Street art is absolutely fascinating. I never paid attention to the strange creativity of it until I moved to New Orleans and noticed the words “You Go Girl” graffitied onto a small patch of a building, something that could easily go unnoticed, during my first year of residency. On any given day when I would need to walk from the hospital to one of the clinic buildings, the uplifting message could be spotted on a building on Lasalle Street. I thought it was merely a solitary (albeit illegal) gesture of kindness until a friend’s beautiful photography opened my eyes to this entire world of street art. There are “You Go Girl” messages all over this city, along with countless other amazing, beautiful, strange, unnerving, and confusing pieces of art plastered on building walls.
Street artists oft go by pseudonyms to protect their artistic and legal anonymity. The likes of Shepard Fairey (the creator of the famous Obama “Hope” posters), Sweet Toof and Cyclops, Borf, Buffmonster, Seizer, Ron English, Swoon, and Neckface usually work in the cover of night to glue artwork onto or assemble installations near random buildings, staircases, telephone poles, and anything else that can serve as a wall to their museum, otherwise known as the outside world. Another well-spoken of practitioner of this medium is Banksy.

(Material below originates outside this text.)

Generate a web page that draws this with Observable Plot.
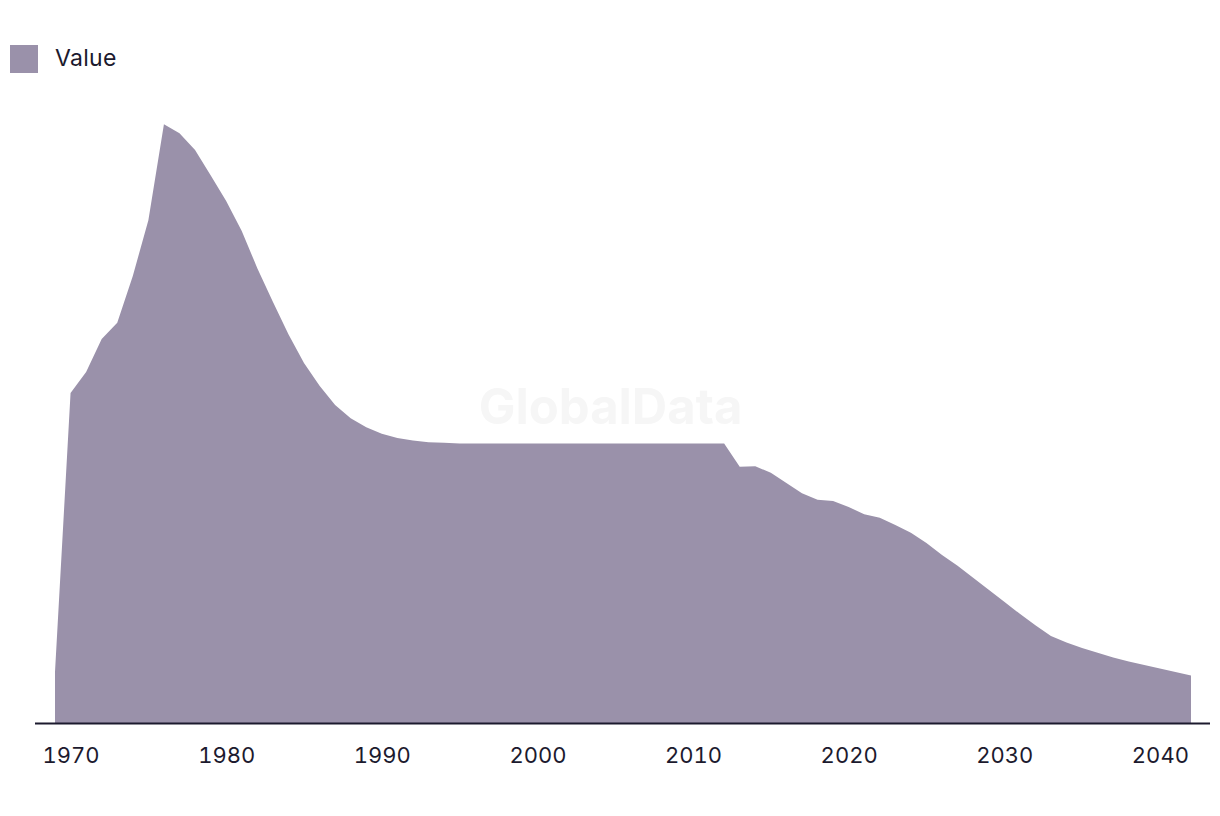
<!DOCTYPE html>
<html>
<head>
<meta charset="utf-8">
<script src="https://cdn.jsdelivr.net/npm/d3@7"></script>
<script src="https://cdn.jsdelivr.net/npm/@observablehq/plot@0.6"></script>
<style>
  html, body { margin: 0; padding: 0; background: #ffffff; }
  body { width: 1220px; height: 816px; overflow: hidden; font-family: Inter, "Liberation Sans", sans-serif; }
  #legend { position: relative; height: 90px; }
  #legend .sw { position: absolute; left: 10px; top: 45px; width: 28px; height: 28px; background: #9a91aa; }
  #legend .lb { position: absolute; left: 55px; top: 44px; font-size: 23px; letter-spacing: 0.3px; line-height: 28px; color: #1c1a2e; }
  #chart svg { display: block; }
</style>
</head>
<body>
<div id="legend"><div class="sw"></div><div class="lb">Value</div></div>
<div id="chart"></div>
<script>
const years = [1969,1970,1971,1972,1973,1974,1975,1976,1977,1978,1979,1980,1981,1982,1983,1984,1985,1986,1987,1988,1989,1990,1991,1992,1993,1994,1995,1996,1997,1998,1999,2000,2001,2002,2003,2004,2005,2006,2007,2008,2009,2010,2011,2012,2013,2014,2015,2016,2017,2018,2019,2020,2021,2022,2023,2024,2025,2026,2027,2028,2029,2030,2031,2032,2033,2034,2035,2036,2037,2038,2039,2040,2041,2042];
const values = [8.5,55.0,58.5,64.0,66.7,74.5,83.8,99.8,98.3,95.5,91.3,87.0,82.0,75.8,70.2,64.8,60.0,56.2,53.0,50.8,49.3,48.2,47.5,47.1,46.8,46.7,46.6,46.6,46.6,46.6,46.6,46.6,46.6,46.6,46.6,46.6,46.6,46.6,46.6,46.6,46.6,46.6,46.6,46.6,42.7,42.8,41.7,40.0,38.3,37.2,37.0,36.0,34.8,34.2,33.0,31.7,30.0,28.0,26.2,24.2,22.2,20.2,18.2,16.3,14.5,13.4,12.5,11.7,10.9,10.25,9.65,9.1,8.5,7.9];
const tickYears = [1970,1980,1990,2000,2010,2020,2030,2040];
const seriesName = "Value";
const watermark = "GlobalData";

const data = years.map((year, i) => ({year, value: values[i], series: seriesName}));

const chart = Plot.plot({
  width: 1220,
  height: 726,
  marginLeft: 55,
  marginRight: 29,
  marginTop: 33,
  marginBottom: 93,
  style: {fontFamily: "Inter, 'Liberation Sans', sans-serif", fontSize: "22px", color: "#1c1a2e", background: "#ffffff"},
  x: {domain: [1969, 2042]},
  y: {domain: [0, 100], axis: null},
  marks: [
    Plot.text([watermark], {frameAnchor: "middle", dx: -13, dy: -15, text: d => d, fontSize: 49, fontWeight: "bold", fill: "#f6f6f6"}),
    Plot.areaY(data, {x: "year", y: "value", fill: "#9a91aa"}),
    Plot.ruleY([0], {stroke: "#1c1a2e", strokeWidth: 2, insetLeft: -20, insetRight: -19}),
    Plot.axisX({ticks: tickYears, tickFormat: d => String(d), tickSize: 0, tickPadding: 24, fontSize: 22, fill: "#1c1a2e", label: null})
  ]
});
document.getElementById("chart").appendChild(chart);
</script>
</body>
</html>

Banksy is an English street artist who has drawn worldwide attention to his art, yet his identity remains hidden. He even had the gall and vision to graffiti the Gaza wall…some might call this brash, irresponsible, and risky; others would call it art in its purest form. He can be a prankster like no other; he once secretly mounted his art onto the walls of a museum in Bristol. However, he also displays a seriousness in his work. At times it can be playful; at other times it is very political. What strikes me is that inherent to the secrecy is the notion that this is art for art’s sake. Banksy’s work has been auctioned and sold for hundreds of thousands of dollars –not by him, but by those who find, remove, and subsequently sell it. Truly art is his passion, not monetary gain. That is why he moved forward to tell the story of street art through an oddly gifted man named Thierry Guetta (Mr. Brainwash)– a man with an obsession for filming everything who accidentally stumbles into the world of street art — in a documentary called “Exit Through the Gift Shop.”
There has been speculation about whether this documentary is actually a “mockumentary,” and if you watch it you will understand why. The character of Thierry Guetta seems so odd that he verges on fiction or cartoon. Despite the accusations that it is a hoax, the story appears to be in fact true. Whatever the case may be, the documentary is worth watching and may open your eyes to the strange, beautiful, powerful, and amusing world of street graffiti like it did for me.